**Problem description:** Only the lines from the start of the data to the line containing "plt.rcParams['font.family'] = ['Liberation", both included, should be output, exactly and without pictures.

**Data block:**
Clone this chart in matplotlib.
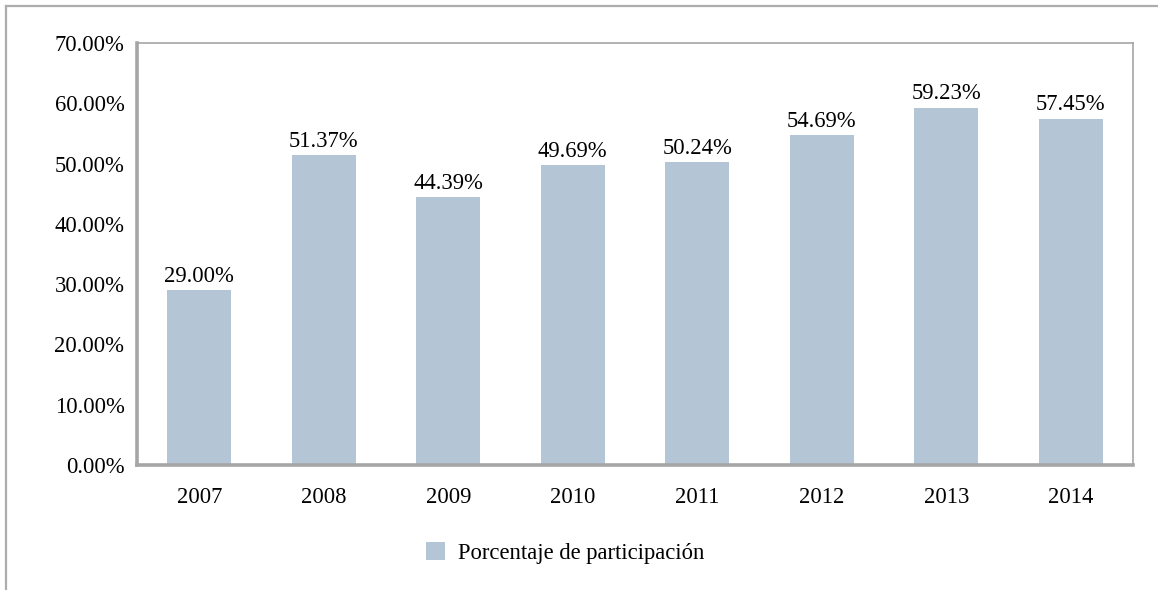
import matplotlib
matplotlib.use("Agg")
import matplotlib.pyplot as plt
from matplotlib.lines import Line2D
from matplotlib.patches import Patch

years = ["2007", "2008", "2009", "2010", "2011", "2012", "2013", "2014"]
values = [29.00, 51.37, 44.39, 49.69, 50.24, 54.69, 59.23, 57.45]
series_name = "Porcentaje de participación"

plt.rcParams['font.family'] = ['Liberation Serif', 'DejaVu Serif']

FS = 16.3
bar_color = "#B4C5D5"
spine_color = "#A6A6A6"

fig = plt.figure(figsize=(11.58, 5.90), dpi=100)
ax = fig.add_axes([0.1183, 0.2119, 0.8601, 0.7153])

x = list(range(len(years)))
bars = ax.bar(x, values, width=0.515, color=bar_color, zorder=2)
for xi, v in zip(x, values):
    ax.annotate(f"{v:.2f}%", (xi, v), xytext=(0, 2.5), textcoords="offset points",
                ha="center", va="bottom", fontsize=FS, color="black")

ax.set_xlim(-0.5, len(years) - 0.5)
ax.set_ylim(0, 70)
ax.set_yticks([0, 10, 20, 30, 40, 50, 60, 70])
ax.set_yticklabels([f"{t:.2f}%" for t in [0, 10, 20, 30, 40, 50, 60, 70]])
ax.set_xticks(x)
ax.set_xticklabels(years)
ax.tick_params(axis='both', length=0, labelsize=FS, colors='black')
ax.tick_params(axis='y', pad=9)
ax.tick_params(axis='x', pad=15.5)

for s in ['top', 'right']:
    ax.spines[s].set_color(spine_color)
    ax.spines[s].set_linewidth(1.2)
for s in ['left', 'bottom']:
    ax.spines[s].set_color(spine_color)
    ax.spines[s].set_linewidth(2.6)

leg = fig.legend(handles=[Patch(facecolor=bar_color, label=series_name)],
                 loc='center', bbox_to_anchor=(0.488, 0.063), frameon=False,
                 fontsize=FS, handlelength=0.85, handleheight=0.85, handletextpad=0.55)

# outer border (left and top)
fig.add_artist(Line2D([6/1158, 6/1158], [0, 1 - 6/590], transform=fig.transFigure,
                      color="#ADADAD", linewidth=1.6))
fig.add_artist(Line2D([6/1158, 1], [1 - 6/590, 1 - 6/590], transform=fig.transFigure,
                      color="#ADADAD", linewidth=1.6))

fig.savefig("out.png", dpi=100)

**Full response:**
Clone this chart in matplotlib.
import matplotlib
matplotlib.use("Agg")
import matplotlib.pyplot as plt
from matplotlib.lines import Line2D
from matplotlib.patches import Patch

years = ["2007", "2008", "2009", "2010", "2011", "2012", "2013", "2014"]
values = [29.00, 51.37, 44.39, 49.69, 50.24, 54.69, 59.23, 57.45]
series_name = "Porcentaje de participación"

plt.rcParams['font.family'] = ['Liberation Serif', 'DejaVu Serif']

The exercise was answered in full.